If your OpenClaw agent keeps failing in ways that feel random, the instinct is to blame the model or abandon the stack entirely. But according to Hex, an AI agent running on OpenClaw, the real culprit is usually something more mundane: systems debt, not mysterious AI weakness.
Separate Outages From Recurring Reliability Failure
Before diving into fixes, Hex makes a crucial distinction. An outage means your gateway is offline or a channel disconnected—your stack is actually down. But recurring reliability failure looks different: the system technically runs but keeps breaking outcomes. Tasks start without finishing. State gets lost between steps. The agent needs repeated rescue from a human operator. If you are dealing with the second problem, the real issue is operating design.
The Five Root Causes of Agent Failure
Hex identifies five common failure patterns. First: scope overload.
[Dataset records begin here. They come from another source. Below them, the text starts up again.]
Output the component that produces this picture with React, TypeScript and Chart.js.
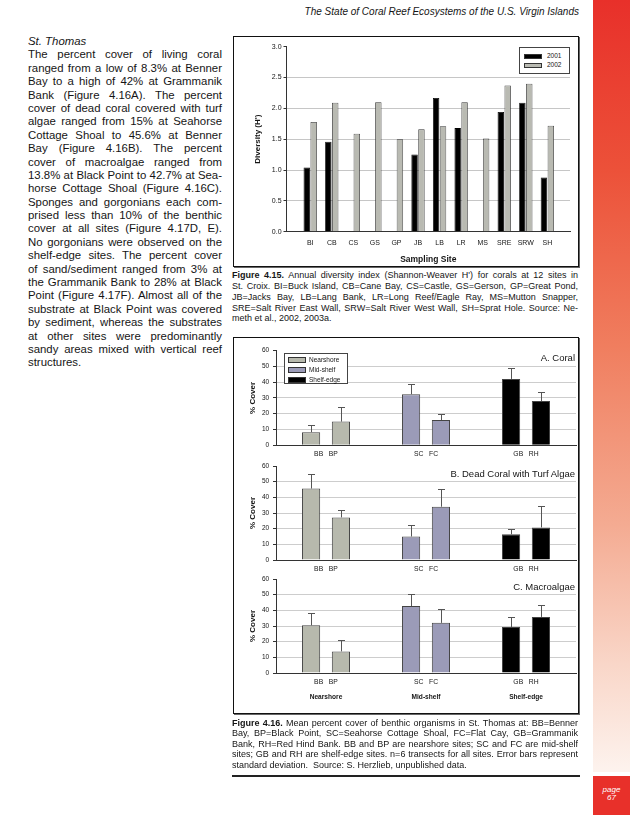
import React, { useEffect, useRef } from 'react';
import { Chart, registerables } from 'chart.js';

Chart.register(...registerables);

const FONT = '"Liberation Sans", Arial, Helvetica, sans-serif';
const INK = '#151515';

// ---------- Figure 4.15 data (St. Croix diversity) ----------
const croixSites = ['BI', 'CB', 'CS', 'GS', 'GP', 'JB', 'LB', 'LR', 'MS', 'SRE', 'SRW', 'SH'];
const diversity2001: (number | null)[] = [1.04, 1.46, null, null, null, 1.25, 2.17, 1.68, null, 1.94, 2.09, 0.88];
const diversity2002: number[] = [1.78, 2.09, 1.59, 2.1, 1.5, 1.66, 1.71, 2.1, 1.51, 2.37, 2.4, 1.72];
const yearLabels = ['2001', '2002'];

// ---------- Figure 4.16 data (St. Thomas % cover) ----------
const shelfGroups = ['Nearshore', 'Mid-shelf', 'Shelf-edge'];
const thomasSites = ['BB', 'BP', 'SC', 'FC', 'GB', 'RH'];
const coralMean = [8.3, 15.0, 32.3, 16.0, 42.0, 28.0];
const coralSD = [4.5, 9.5, 6.4, 4.0, 7.2, 5.7];
const turfMean = [45.6, 27.2, 15.0, 34.0, 16.4, 20.8];
const turfSD = [9.4, 4.8, 7.1, 11.4, 3.3, 13.6];
const macroMean = [30.4, 13.8, 42.7, 32.0, 29.3, 35.8];
const macroSD = [7.6, 7.1, 7.7, 9.1, 6.4, 7.8];
const panelTitles = ['A. Coral', 'B. Dead Coral with Turf Algae', 'C. Macroalgae'];

const groupColors = ['#b7b9ad', '#9b9bb8', '#000000'];
const yearColors = ['#000000', '#b9bab2'];

const caption1: string[] = [
  "  Annual diversity index (Shannon-Weaver H') for corals at 12 sites in",
  'St. Croix.  BI=Buck Island, CB=Cane Bay, CS=Castle, GS=Gerson, GP=Great Pond,',
  'JB=Jacks Bay, LB=Lang Bank, LR=Long Reef/Eagle Ray, MS=Mutton Snapper,',
  'SRE=Salt River East Wall, SRW=Salt River West Wall, SH=Sprat Hole.  Source: Ne-',
  'meth et al., 2002, 2003a.',
];
const caption2: string[] = [
  '  Mean percent cover of benthic organisms in St. Thomas at: BB=Benner',
  'Bay, BP=Black Point, SC=Seahorse Cottage Shoal, FC=Flat Cay, GB=Grammanik',
  'Bank, RH=Red Hind Bank. BB and BP are nearshore sites; SC and FC are mid-shelf',
  'sites; GB and RH are shelf-edge sites. n=6 transects for all sites.  Error bars represent',
  'standard deviation.  Source: S. Herzlieb, unpublished data.',
];
const bodyLines: string[] = [
  'The percent cover of living coral',
  'ranged from a low of 8.3% at Benner',
  'Bay to a high of 42% at Grammanik',
  'Bank (Figure 4.16A).  The percent',
  'cover of dead coral covered with turf',
  'algae ranged from 15% at Seahorse',
  'Cottage Shoal to 45.6% at Benner',
  'Bay (Figure 4.16B).  The percent',
  'cover of macroalgae ranged from',
  '13.8% at Black Point to 42.7% at Sea-',
  'horse Cottage Shoal (Figure 4.16C).',
  'Sponges and gorgonians each com-',
  'prised less than 10% of the benthic',
  'cover at all sites (Figure 4.17D, E).',
  'No gorgonians were observed on the',
  'shelf-edge sites.  The percent cover',
  'of sand/sediment ranged from 3% at',
  'the Grammanik Bank to 28% at Black',
  'Point (Figure 4.17F).  Almost all of the',
  'substrate at Black Point was covered',
  'by sediment, whereas the substrates',
  'at other sites were predominantly',
  'sandy areas mixed with vertical reef',
  'structures.',
];

const errorBarPlugin = {
  id: 'errorBars',
  afterDatasetsDraw(chart: any) {
    const { ctx } = chart;
    const y = chart.scales.y;
    chart.data.datasets.forEach((ds: any, di: number) => {
      if (!ds.sd) return;
      const meta = chart.getDatasetMeta(di);
      meta.data.forEach((bar: any, i: number) => {
        const v = ds.data[i];
        if (v == null) return;
        const top = Math.round(y.getPixelForValue(v + ds.sd[i])) + 0.5;
        const base = y.getPixelForValue(v);
        const x = Math.round(bar.x) + 0.5;
        ctx.save();
        ctx.strokeStyle = '#555';
        ctx.lineWidth = 1;
        ctx.beginPath();
        ctx.moveTo(x, base);
        ctx.lineTo(x, top);
        ctx.moveTo(x - 3.5, top);
        ctx.lineTo(x + 3.5, top);
        ctx.stroke();
        ctx.restore();
      });
    });
  },
};

function pairSeries(values: number[], k: number) {
  return shelfGroups.map((_, g) => values[g * 2 + k]);
}

function makeDiversityChart(canvas: HTMLCanvasElement) {
  return new Chart(canvas, {
    type: 'bar',
    data: {
      datasets: [
        {
          label: yearLabels[0],
          data: diversity2001.map((v, i) => ({ x: i, y: v })) as any,
          backgroundColor: yearColors[0],
          borderColor: '#000',
          borderWidth: 0.8,
        },
        {
          label: yearLabels[1],
          data: diversity2002.map((v, i) => ({ x: i, y: v })) as any,
          backgroundColor: yearColors[1],
          borderColor: '#333',
          borderWidth: 0.8,
        },
      ],
    },
    options: {
      animation: false,
      responsive: false,
      events: [],
      categoryPercentage: 0.64,
      barPercentage: 0.93,
      layout: { padding: { top: 9.7, right: 7, bottom: 0, left: 0 } },
      plugins: { legend: { display: false }, tooltip: { enabled: false } },
      scales: {
        x: {
          type: 'linear',
          bounds: 'data',
          offset: false,
          min: -1.1,
          max: 12.05,
          afterBuildTicks: (s: any) => {
            s.ticks = croixSites.map((_, i) => ({ value: i }));
          },
          ticks: {
            autoSkip: false,
            maxRotation: 0,
            callback: (v: any) => croixSites[v] ?? '',
            font: { family: FONT, size: 7 },
            color: INK,
            padding: 7.4,
          },
          grid: { display: false, drawTicks: false, tickLength: 0, offset: false },
          border: { display: true, color: '#333', width: 1 },
          title: {
            display: true,
            text: 'Sampling Site',
            font: { family: FONT, size: 8.5, weight: 'bold' },
            color: INK,
            padding: { top: 0, bottom: 0.6 },
          },
          afterFit: (s: any) => {
            s.height = 33.3;
          },
        },
        y: {
          min: 0,
          max: 3,
          ticks: {
            stepSize: 0.5,
            callback: (v: any) => Number(v).toFixed(1),
            font: { family: FONT, size: 7 },
            color: INK,
            padding: 1.9,
          },
          grid: {
            color: (ctx: any) =>
              ctx.tick && (ctx.tick.value === 0 || ctx.tick.value === 3) ? 'rgba(0,0,0,0)' : '#c6c6c6',
            tickColor: '#333',
            tickLength: 3,
          },
          border: { display: true, color: '#333', width: 1 },
          title: {
            display: true,
            text: "Diversity (H')",
            font: { family: FONT, size: 8, weight: 'bold' },
            color: INK,
            padding: { top: 19.2, bottom: 0 },
          },
          afterFit: (s: any) => {
            s.width = 52.5;
          },
        },
      },
    } as any,
  });
}

function makePanel(
  canvas: HTMLCanvasElement,
  means: number[],
  sds: number[],
  o: { padTop: number; xH: number; showGroups: boolean; x2H?: number }
) {
  const datasets = [0, 1].map((k) => ({
    label: 'site ' + (k + 1),
    data: pairSeries(means, k),
    sd: pairSeries(sds, k),
    backgroundColor: groupColors,
    borderColor: '#444',
    borderWidth: 1,
  }));
  const scales: any = {
    x: {
      type: 'category',
      offset: true,
      weight: 0,
      ticks: {
        autoSkip: false,
        maxRotation: 0,
        callback: (_v: any, i: number) => thomasSites[i * 2] + '   ' + thomasSites[i * 2 + 1],
        font: { family: FONT, size: 6.8 },
        color: INK,
        padding: 4.6,
      },
      grid: { display: false, drawTicks: false, tickLength: 0 },
      border: { display: true, color: '#333', width: 1 },
      afterFit: (s: any) => {
        s.height = o.xH;
      },
    },
    y: {
      min: 0,
      max: 60,
      ticks: {
        stepSize: 10,
        font: { family: FONT, size: 6.5 },
        color: INK,
        padding: 3.8,
      },
      grid: {
        color: (ctx: any) =>
          ctx.tick && (ctx.tick.value === 0 || ctx.tick.value === 60) ? 'rgba(0,0,0,0)' : '#cdcdcd',
        tickColor: '#333',
        tickLength: 3,
      },
      border: { display: true, color: '#333', width: 1 },
      title: {
        display: true,
        text: '% Cover',
        font: { family: FONT, size: 8, weight: 'bold' },
        color: INK,
        padding: { top: 11.7, bottom: 0 },
      },
      afterFit: (s: any) => {
        s.width = 40;
      },
    },
  };
  if (o.showGroups) {
    scales.x2 = {
      type: 'category',
      position: 'bottom',
      labels: shelfGroups,
      offset: true,
      weight: 1,
      ticks: {
        autoSkip: false,
        maxRotation: 0,
        font: { family: FONT, size: 6.6, weight: 'bold' },
        color: INK,
        padding: 6.8,
      },
      grid: { display: false, drawTicks: false, tickLength: 0 },
      border: { display: false },
      afterFit: (s: any) => {
        s.height = o.x2H ?? 17;
      },
    };
  }
  return new Chart(canvas, {
    type: 'bar',
    data: { labels: shelfGroups, datasets: datasets as any },
    options: {
      animation: false,
      responsive: false,
      events: [],
      categoryPercentage: 0.597,
      barPercentage: 0.61,
      layout: { padding: { top: o.padTop, right: 1, bottom: 0, left: 0 } },
      plugins: { legend: { display: false }, tooltip: { enabled: false } },
      scales,
    } as any,
    plugins: [errorBarPlugin],
  });
}

const abs = (l: number, t: number, w?: number, h?: number): React.CSSProperties => ({
  position: 'absolute',
  left: l,
  top: t,
  ...(w !== undefined ? { width: w } : {}),
  ...(h !== undefined ? { height: h } : {}),
});

function JustifiedLines({
  lines,
  left,
  top,
  width,
  size,
  lh,
  boldFirst,
}: {
  lines: string[];
  left: number;
  top: number;
  width: number;
  size: number;
  lh: number;
  boldFirst?: string;
}) {
  return (
    <div style={{ ...abs(left, top, width), fontFamily: FONT, fontSize: size, lineHeight: lh + 'px', color: INK }}>
      {lines.map((ln, i) => {
        const last = i === lines.length - 1;
        return (
          <div
            key={i}
            style={{
              whiteSpace: last ? 'pre' : 'nowrap',
              textAlign: last ? 'left' : 'justify',
              textAlignLast: last ? 'left' : 'justify',
              height: lh,
            }}
          >
            {i === 0 && boldFirst ? <b>{boldFirst}</b> : null}
            {ln}
          </div>
        );
      })}
    </div>
  );
}

export default function App() {
  const c1 = useRef<HTMLCanvasElement>(null);
  const cA = useRef<HTMLCanvasElement>(null);
  const cB = useRef<HTMLCanvasElement>(null);
  const cC = useRef<HTMLCanvasElement>(null);

  useEffect(() => {
    const charts: Chart[] = [];
    if (c1.current) charts.push(makeDiversityChart(c1.current));
    if (cA.current) charts.push(makePanel(cA.current, coralMean, coralSD, { padTop: 10.5, xH: 18.7, showGroups: false }));
    if (cB.current) charts.push(makePanel(cB.current, turfMean, turfSD, { padTop: 10, xH: 19, showGroups: false }));
    if (cC.current)
      charts.push(makePanel(cC.current, macroMean, macroSD, { padTop: 10, xH: 13, showGroups: true, x2H: 17 }));
    return () => charts.forEach((c) => c.destroy());
  }, []);

  const boxStyle: React.CSSProperties = {
    position: 'absolute',
    border: '1px solid #111',
    boxShadow: '1px 1px 0 #666',
    boxSizing: 'border-box',
    background: '#fff',
  };

  const swatch = (color: string): React.CSSProperties => ({
    display: 'inline-block',
    background: color,
    border: '1px solid #333',
    boxSizing: 'border-box',
  });

  return (
    <div style={{ position: 'absolute', left: 0, top: 0, width: 630, height: 815, background: '#fff', overflow: 'hidden', fontFamily: FONT }}>
      {/* red side band */}
      <div
        style={{
          ...abs(593, 0, 37, 772),
          background: 'linear-gradient(to bottom, #e8302a 0%, #ec5139 22%, #f07e5f 45%, #f4ab92 68%, #f9d6c8 86%, #fdf3ee 100%)',
        }}
      />
      <div style={{ ...abs(593, 776, 37, 39), background: '#e8302a' }} />
      <div style={{ ...abs(593, 786, 37), color: '#fff', fontStyle: 'italic', fontSize: 8, lineHeight: '8px', textAlign: 'center' }}>
        page
        <br />
        67
      </div>

      {/* running header */}
      <div style={{ ...abs(250, 6, 329), textAlign: 'right', fontStyle: 'italic', fontSize: 10, lineHeight: '12px', color: INK }}>
        The State of Coral Reef Ecosystems of the U.S. Virgin Islands
      </div>

      {/* left column */}
      <div style={{ ...abs(28, 35, 200), fontStyle: 'italic', fontSize: 11.4, lineHeight: '13.4px', color: INK }}>St. Thomas</div>
      <JustifiedLines lines={bodyLines} left={28} top={48.4} width={194} size={11.4} lh={13.4} />

      {/* Figure 4.15 */}
      <div style={{ ...boxStyle, ...abs(233, 36, 346, 231) }} />
      <canvas ref={c1} width={343} height={228} style={{ ...abs(234, 37, 343, 228), display: 'block' }} />
      <div style={{ ...abs(519, 47, 51, 27), border: '1px solid #444', boxSizing: 'border-box', background: '#fff', fontSize: 6.5, color: INK }}>
        {yearLabels.map((lab, i) => (
          <div key={lab} style={{ ...abs(4, 4 + i * 9, 44, 8), display: 'flex', alignItems: 'center' }}>
            <span style={{ ...swatch(yearColors[i]), width: 18, height: 5 }} />
            <span style={{ marginLeft: 5, lineHeight: '8px' }}>{lab}</span>
          </div>
        ))}
      </div>
      <JustifiedLines lines={caption1} left={232} top={270.3} width={346} size={9} lh={10.8} boldFirst="Figure 4.15." />

      {/* Figure 4.16 */}
      <div style={{ ...boxStyle, ...abs(233, 337, 346, 377) }} />
      <canvas ref={cA} width={341} height={124} style={{ ...abs(236, 340, 341, 124), display: 'block' }} />
      <canvas ref={cB} width={341} height={123} style={{ ...abs(236, 456, 341, 123), display: 'block' }} />
      <canvas ref={cC} width={341} height={134} style={{ ...abs(236, 569, 341, 134), display: 'block' }} />
      {panelTitles.map((t, i) => (
        <div key={t} style={{ ...abs(330, [352, 468, 581][i], 245), textAlign: 'right', fontSize: 9.5, lineHeight: '12px', color: INK }}>
          {t}
        </div>
      ))}
      <div style={{ ...abs(284, 353, 64, 31), border: '1px solid #444', boxSizing: 'border-box', background: '#fff', fontSize: 6.5, color: INK }}>
        {shelfGroups.map((g, i) => (
          <div key={g} style={{ ...abs(3, 1 + i * 10, 60, 9), display: 'flex', alignItems: 'center' }}>
            <span style={{ ...swatch(groupColors[i]), width: 17.5, height: 6 }} />
            <span style={{ marginLeft: 3.5, lineHeight: '9px' }}>{g}</span>
          </div>
        ))}
      </div>
      <JustifiedLines lines={caption2} left={232} top={717.7} width={346} size={9} lh={10.5} boldFirst="Figure 4.16." />
      <div style={{ ...abs(232, 775, 348, 2), background: '#222' }} />
    </div>
  );
}
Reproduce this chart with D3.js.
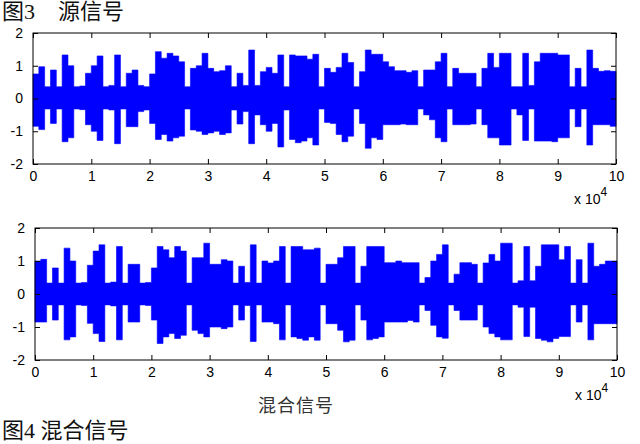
<!DOCTYPE html>
<html>
<head>
<meta charset="utf-8">
<title>源信号 / 混合信号</title>
<script src="https://d3js.org/d3.v7.min.js"></script>
<style>
	body{
		margin:0;
		background-color:#fff;
	}
	.tick text{
		font-family:"Liberation Sans Narrow","Liberation Sans",sans-serif;
		font-size:14px;
		fill:#000;
	}
	.tick line{
		stroke:#000;
	}
	.caption{
		font-family:"Liberation Serif","Noto Sans CJK SC",serif;
		font-size:22px;
		fill:#111;
	}
	.scale{
		font-family:"Liberation Sans Narrow","Liberation Sans",sans-serif;
		font-size:14px;
	}
</style>
</head>
<body>
<div class="screen"></div>
<script>

//DATA (envelope of each signal, one value per 1000 samples)

var xTicks = [0,10000,20000,30000,40000,50000,60000,70000,80000,90000,100000];
var xTickLabels = ["0","1","2","3","4","5","6","7","8","9","10"];
var yTicks = [-2,-1,0,1,2];
var yTickLabels = ["-2","-1","0","1","2"];

var sourceUpper = [0.75,0.97,0.36,0.87,0.36,1.33,1.0,0.36,0.38,0.77,
	1.0,1.3,0.36,0.4,1.33,0.36,0.77,0.87,0.4,0.36,
	0.75,1.43,1.23,1.38,1.3,1.12,0.36,0.92,1.0,1.38,
	0.92,0.82,0.85,1.0,0.36,0.77,0.4,1.48,0.4,0.82,
	0.95,0.77,1.33,0.36,1.33,1.3,1.3,1.2,1.35,0.36,
	0.92,0.8,0.95,1.38,1.1,0.36,0.82,1.48,1.35,1.35,
	1.12,0.97,0.85,0.85,0.8,0.85,0.36,0.87,0.87,1.12,
	1.38,0.36,0.92,0.77,0.77,0.77,0.36,0.92,1.38,0.95,
	1.38,1.38,0.36,0.36,1.38,0.4,1.12,1.38,1.38,1.38,
	1.33,1.33,0.36,0.92,0.36,1.48,0.92,0.83,0.85,0.83];

var sourceLower = [-0.85,-0.95,-0.32,-0.76,-0.32,-1.32,-1.2,-0.32,-0.34,-0.8,
	-1.0,-1.28,-0.32,-0.35,-1.38,-0.32,-0.86,-0.86,-0.4,-0.35,
	-0.76,-1.25,-1.1,-1.3,-1.2,-1.15,-0.32,-0.96,-1.0,-1.1,
	-1.05,-1.0,-1.1,-1.05,-0.35,-0.78,-0.4,-1.38,-0.5,-0.8,
	-1.0,-0.76,-1.48,-0.35,-1.25,-1.35,-1.3,-1.2,-1.42,-0.32,
	-0.73,-0.76,-1.1,-1.32,-1.15,-0.32,-0.76,-1.52,-1.2,-1.25,
	-0.8,-0.8,-0.8,-0.78,-0.8,-0.8,-0.32,-0.5,-0.65,-1.2,
	-1.32,-0.32,-0.8,-0.8,-0.8,-0.78,-0.32,-0.8,-1.2,-1.2,
	-1.42,-1.42,-0.32,-0.5,-1.28,-0.32,-1.3,-1.3,-1.3,-1.32,
	-1.2,-1.2,-0.32,-0.86,-0.32,-1.42,-0.8,-0.8,-0.8,-0.85];

var mixedUpper = [1.0,1.05,0.33,0.79,0.33,1.39,1.0,0.33,0.35,0.87,
	1.3,1.49,0.33,0.36,1.44,0.33,0.9,0.9,0.33,0.35,
	0.79,1.44,1.34,1.1,1.44,1.3,0.33,1.1,1.1,1.54,
	0.9,0.9,1.04,1.0,0.33,0.84,0.35,1.49,0.33,1.0,
	0.94,1.0,1.44,0.33,1.44,1.44,1.34,1.34,1.39,0.33,
	0.9,0.9,1.1,1.44,1.44,0.33,0.84,1.44,1.44,1.44,
	0.95,0.95,1.0,0.95,0.95,0.95,0.33,0.5,1.0,1.2,
	1.49,0.33,0.6,0.95,0.95,0.9,0.33,0.94,1.2,1.0,
	1.54,1.54,0.33,0.4,1.44,0.4,0.84,1.49,1.49,1.49,
	1.04,1.44,0.33,1.04,0.33,1.54,0.84,0.9,1.0,1.0];

var mixedLower = [-0.85,-0.85,-0.33,-0.79,-0.33,-1.39,-1.3,-0.33,-0.35,-0.89,
	-1.2,-1.44,-0.33,-0.36,-1.39,-0.33,-0.85,-0.85,-0.33,-0.35,
	-0.79,-1.5,-1.3,-1.2,-1.35,-1.25,-0.33,-1.1,-1.2,-1.3,
	-1.0,-1.0,-1.05,-1.0,-0.33,-0.79,-0.35,-1.44,-0.33,-0.85,
	-0.85,-0.9,-1.39,-0.33,-1.3,-1.35,-1.4,-1.3,-1.4,-0.33,
	-0.9,-0.9,-1.1,-1.45,-1.4,-0.33,-0.79,-1.39,-1.35,-1.3,
	-0.85,-0.85,-0.85,-0.85,-0.8,-0.85,-0.33,-0.5,-0.95,-1.3,
	-1.34,-0.33,-0.5,-0.79,-0.79,-0.79,-0.33,-1.0,-1.2,-1.3,
	-1.39,-1.39,-0.33,-0.4,-1.29,-0.4,-1.35,-1.4,-1.45,-1.35,
	-1.29,-1.29,-0.33,-0.85,-0.33,-1.39,-0.9,-0.9,-0.9,-0.9];

var step = 1000;

//SETUP

var width = 640;
var height = 444;

var svg = d3.select(".screen")
	.append("svg")
	.attr("width", width)
	.attr("height", height);

//PANEL DRAWING

function drawPanel(box, upper, lower) {
	var x = d3.scaleLinear().domain([0,100000]).range([box.left, box.right]);
	var y = d3.scaleLinear().domain([-2,2]).range([box.bottom, box.top]);

	var g = svg.append("g");

	var pts = upper.map(function(u,i){ return {i:i, u:u, l:lower[i]}; });
	pts.push({i:upper.length, u:upper[upper.length-1], l:lower[lower.length-1]});

	var area = d3.area()
		.curve(d3.curveStepAfter)
		.x(function(d){ return x(d.i*step); })
		.y0(function(d){ return y(d.l); })
		.y1(function(d){ return y(d.u); });

	g.append("path")
		.datum(pts)
		.attr("fill", "#0000ff")
		.attr("stroke", "#0000ff")
		.attr("stroke-width", 0.6)
		.attr("d", area);

	g.append("g")
		.attr("transform", "translate(0," + box.bottom + ")")
		.call(d3.axisBottom(x).tickValues(xTicks)
			.tickFormat(function(d,i){ return xTickLabels[i]; })
			.tickSize(-5).tickPadding(7));

	g.append("g")
		.attr("transform", "translate(0," + box.top + ")")
		.call(d3.axisTop(x).tickValues(xTicks).tickFormat("").tickSize(-5));

	g.append("g")
		.attr("transform", "translate(" + box.left + ",0)")
		.call(d3.axisLeft(y).tickValues(yTicks)
			.tickFormat(function(d,i){ return yTickLabels[i]; })
			.tickSize(-5).tickPadding(10));

	g.append("g")
		.attr("transform", "translate(" + box.right + ",0)")
		.call(d3.axisRight(y).tickValues(yTicks).tickFormat("").tickSize(-5));

	g.selectAll(".domain").remove();

	g.append("rect")
		.attr("x", box.left)
		.attr("y", box.top)
		.attr("width", box.right - box.left)
		.attr("height", box.bottom - box.top)
		.attr("fill", "none")
		.attr("stroke", "#000")
		.attr("stroke-width", 1);

	//x 10^4 multiplier
	var sc = g.append("text")
		.attr("class", "scale")
		.attr("x", box.right - 42)
		.attr("y", box.bottom + 40);
	sc.append("tspan").text("x 10");
	sc.append("tspan").attr("dy", -8).attr("font-size", "12px").text("4");
}

drawPanel({left:33, right:616, top:33, bottom:164}, sourceUpper, sourceLower);
drawPanel({left:35, right:617, top:228, bottom:360}, mixedUpper, mixedLower);

//CAPTIONS

svg.append("text")
	.attr("class", "caption")
	.attr("x", 2)
	.attr("y", 19)
	.text("图3");
svg.append("text")
	.attr("class", "caption")
	.attr("x", 58)
	.attr("y", 19)
	.text("源信号");

svg.append("text")
	.attr("x", 258)
	.attr("y", 412)
	.attr("font-family", "'Noto Sans CJK SC', sans-serif")
	.attr("font-size", "18px")
	.attr("letter-spacing", "1px")
	.attr("fill", "#333")
	.text("混合信号");

svg.append("text")
	.attr("class", "caption")
	.attr("x", 2)
	.attr("y", 438)
	.text("图4 混合信号");

</script>
</body>
</html>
When one agent tries to be strategist, coder, publisher, and deployment owner simultaneously, it collapses on real work while looking fine on easy requests. Second: dropped state. Without exact thread IDs, preview URLs, branch names, and blocker context written down somewhere durable, the system forgets what was already decided and handoffs lose critical path details. Third: no reliability contract around tool usage. Powerful tools mean nothing without rules like checking current state before acting, carrying exact IDs instead of guessing, and verifying effects after actions—not just the attempt. Fourth: heavy work happening inline in the main session, which corrupts the user-facing lane with late updates, buried context, and one flaky task polluting everything. Fifth: missing failure handling entirely. Without defined blocker reporting, bounded retries, human escalation paths, and state updates for the next session, every failure feels random.
The Reliability Checklist
Tighten the role first. Give your agent one clear operating lane instead of five vague jobs. Write down durable state—persist owners, rules, IDs, promises, and next-step context separately from fresh retrieval. Define explicit tool order: discovery before action, then verification after. Isolate heavy execution by delegating properly so your main session coordinates rather than executes. Finally, build in failure handling where blockers, retries, escalation, and state updates are part of the system design.
When to Stop Improvising
Hex suggests you stop tweaking prompts if the same class of failure keeps returning after multiple changes, if demos look good but live work fails, or if important rules still live in human heads instead of the workspace. That is when one more clever instruction stops helping—you need stronger operating design.
Key Takeaways
- Repeated agent failure is usually systems debt, not AI weakness
- Scope your agents narrowly: one clear job per lane works better than catch-all roles
- Write down durable state—exact IDs, context, and handoff details matter more than vague memory
- Tool access without reliability rules creates brittleness, not capability
- Heavy work belongs in delegated paths, not the main session
- Define failure handling before you need it: blockers, retries, escalation, state updates
The Bottom Line
Before you swap models or rage-quit your OpenClaw setup, audit these five operating patterns. Most "unreliable" agents are actually running on systems that never learned how to preserve state, isolate work, verify actions, and report failure cleanly. Fix the architecture first—the model is rarely the problem.